Religion is never explicitly invoked (although you might say a scene where Assita looks for answers in a pile of chicken entrails suggests the distance between European Christianity and traditional African culture), but sin and redemption are clearly on the table. Igor invests both time and money in an effort to put things right and eventually gives himself up completely, rejecting his father in what may be the clearest and most resonant moral choice of his lifetime. For Igor, La promesse is a triumph. The boy, educated in the precepts of meanness and chicanery, has learned compassion, and his life will almost certainly be richer for it. The woman, alone, bereft, and bearing a son of her own, has a less hopeful future. We can’t know how she feels, but we can at least begin to imagine her suffering, not to mention the feeling that her boy companion, a proletarian by any measure yet a child of privilege compared to her, is little more than an avatar of her aloneness. It’s something Igor can never atone for. That’s La promesse in a nutshell-a simultaneous inspiration and rebuke, believing in the power of individuals to do the right thing but never dumb enough to argue that its own soul-saving denouement has mitigated anyone else’s unhappy endings.

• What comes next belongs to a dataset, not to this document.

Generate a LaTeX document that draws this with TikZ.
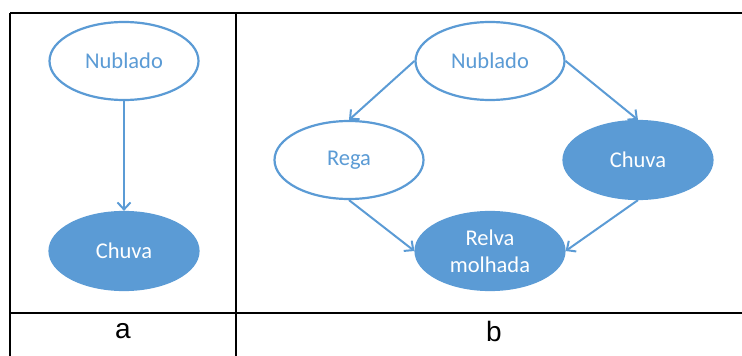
\documentclass[tikz,border=0pt]{standalone}
\usepackage{fontspec}
\setmainfont{Carlito}
\newfontfamily\arialfont{Liberation Sans}
\usetikzlibrary{shapes.geometric,arrows.meta}
\definecolor{nodeblue}{HTML}{5B9BD5}
\tikzset{
  openell/.style={ellipse,draw=nodeblue,line width=2.2pt,fill=white,minimum width=149pt,minimum height=78pt,inner sep=0pt,text=nodeblue,font=\fontsize{22.5}{27}\selectfont,align=center},
  fillell/.style={ellipse,draw=nodeblue,line width=2.2pt,fill=nodeblue,minimum width=149pt,minimum height=78pt,inner sep=0pt,text=white,font=\fontsize{22.5}{27}\selectfont,align=center},
  conn/.style={draw=nodeblue,line width=2pt,-{Straight Barb[length=7pt,width=13pt,line width=2pt]}},
  rule/.style={draw=black,line width=2.6pt},
  collabel/.style={font=\arialfont\fontsize{28}{30}\selectfont,inner sep=0pt}
}
\begin{document}
\begin{tikzpicture}[x=1pt,y=-1pt]
\useasboundingbox (0,0) rectangle (742,356);
% table lines
\coordinate (tl) at (10,13);
\coordinate (tr) at (742,13);
\coordinate (bl) at (10,356);
\coordinate (mt) at (236,13);
\coordinate (mb) at (236,356);
\coordinate (hl) at (10,313);
\coordinate (hr) at (742,313);
\draw[rule] (tl) -- (tr);
\draw[rule] (tl) -- (bl);
\draw[rule] (mt) -- (mb);
\draw[rule] (hl) -- (hr);
% labels
\node[collabel] (la) at (123,331) {a};
\node[collabel] (lb) at (494,331) {b};
% panel a
\node[openell] (nubA) at (124,61) {Nublado};
\node[fillell] (chuA) at (124,251) {Chuva};
\draw[conn] (nubA.south) -- (chuA.north);
% panel b
\node[openell] (nubB) at (490,61) {Nublado};
\node[openell] (rega) at (349,160) {Rega};
\node[fillell] (chuB) at (638,160) {Chuva};
\node[fillell] (relva) at (490,251) {Relva\\molhada};
\draw[conn] (nubB.west) -- (rega.north);
\draw[conn] (nubB.east) -- (chuB.north);
\draw[conn] (rega.south) -- (relva.west);
\draw[conn] (chuB.south) -- (relva.east);
\end{tikzpicture}
\end{document}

Criterion has released La promesse on DVD and Blu-ray simultaneously, and while I’m sure the DVD is a high-quality encode of the new master (scanned from a 35mm interpositive), the Blu-ray is quite handsome, and argues strenuously against the somewhat widely-held notion that low-budget independent films don’t benefit from the HD treatment as much as blockbusters do. La promesse was actually shot on Super 16 and blown up to 35mm, and in terms of transferring the breadth of visual information in the frame-not just picture detail, but the texture of the film grain-the Blu-ray shines. I don’t know the status of the Dardennes’ camera negatives, so I don’t know if it would have been possible for Criterion to begin at the original negative rather than with an IP, but that might have been nice (and would have no doubt reduced the grain). Still, the image is exceptionally film-like, with saturated colours and strong contrast and delineation, from the shadows up to the highlights. Movies shot in a naturalistic style similar to that employed by the Dardennes can look drab and underlit on DVD, where the texture of the filmed image is necessarily smoothed out by the lower resolution and colours are too often dialled in carelessly, resulting in a flat, unappealing quality. None of those objections apply here: the presentation is bold and solid. The transfer was encoded in AVC/H.264 format with an average bit rate of 39.9 Mbps-plenty of data to deal with that twinkling layer of grain-and pillarboxed to an aspect ratio of 1.67:1.

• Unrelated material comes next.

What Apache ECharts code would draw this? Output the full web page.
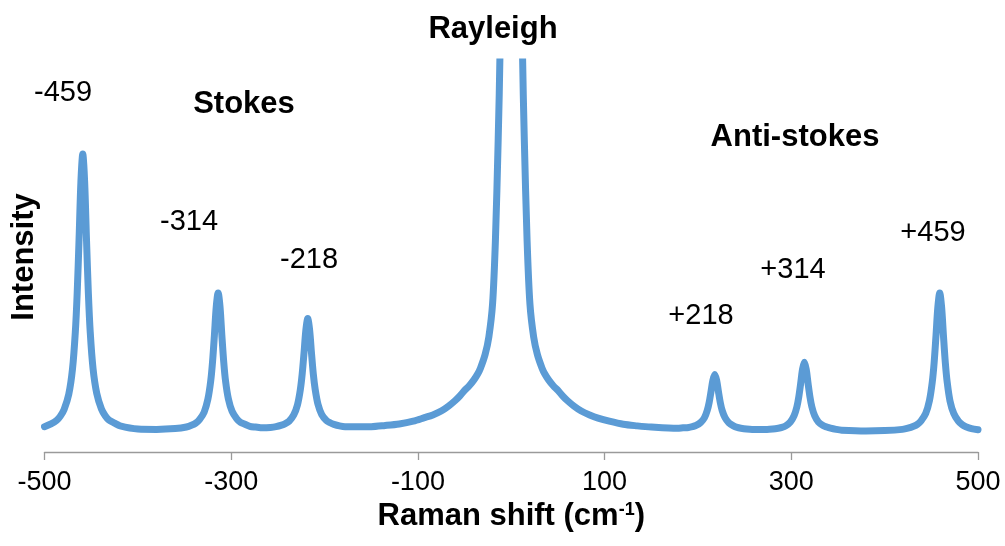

The DTS-HD MA track (French-language only) represents a 24-bit remaster and a new mix that maps the original four-channel magnetic masters to the 5.1 soundfield. In theory, this should allow a superior rendition of the theatrical soundmix, which was matrixed to two-channel Dolby Stereo. And the disc does sound really, really good, despite a paucity of directional information. A wee bit of the movie’s ambience may be spread into the surround channels at some point, though it’s not enough that I noticed on a regular viewing.
Extras are at the minimum level we expect from Criterion releases of films by contemporary (i.e., living) directors, if reasonably informative. The centrepiece is a lengthy (one full hour) video segment of critic Scott Foundas interviewing the Dardennes in detail, from their Liège headquarters, about La promesse. They discuss the process through which the picture was conceived (it was inspired by a newspaper article they read about the arrest of some Burkina Faso emigrants who were promised passage to Italy but waylaid and put to work upon their arrival in Belgium) and help define the “Dardennes style” of its execution. It’s easy to watch, largely because the Dardennes seem like quite affable hosts, and Foundas is a fine interviewer; but when I’m confronted with talking-head pieces of this length, I often find myself longing for the much-maligned audio commentary, which allows me to soak up the same info while immersed once again in the images of a film.
More manageable is a 19-minute segment that intersperses recently-recorded interviews with Renier and Gourmet with illustrative clips from La promesse. The duo share some tidbits about the Dardennes’ working methods, including their unconventional approach to auditions, and intelligently and modestly discuss the nature of their performances. Gourmet muses on how upbringing, life experiences, and surroundings etch themselves into the lines of a person’s face and body. He goes on to suggest that an actor who successfully conjures a rich life story for the character will find his own body taking on characteristics of that imagined life. Renier, for his part, describes acting for the Dardennes as a very-even purely-physical endeavour. He remembers shooting a scene from L’enfant in which either he or co-star DĂ©borah François was eating an apple. One of them asked the Dardennes what they should be thinking as they bit into the fruit. The response came back: “Don’t think. Just eat it. We’ll take care of the rest.” Additionally, a French-language theatrical trailer, just over a minute in length, is encoded in HD but seems to have been upconverted from a PAL transfer. And that’s all, folks, but for a booklet with obligatory Kent Jones essay.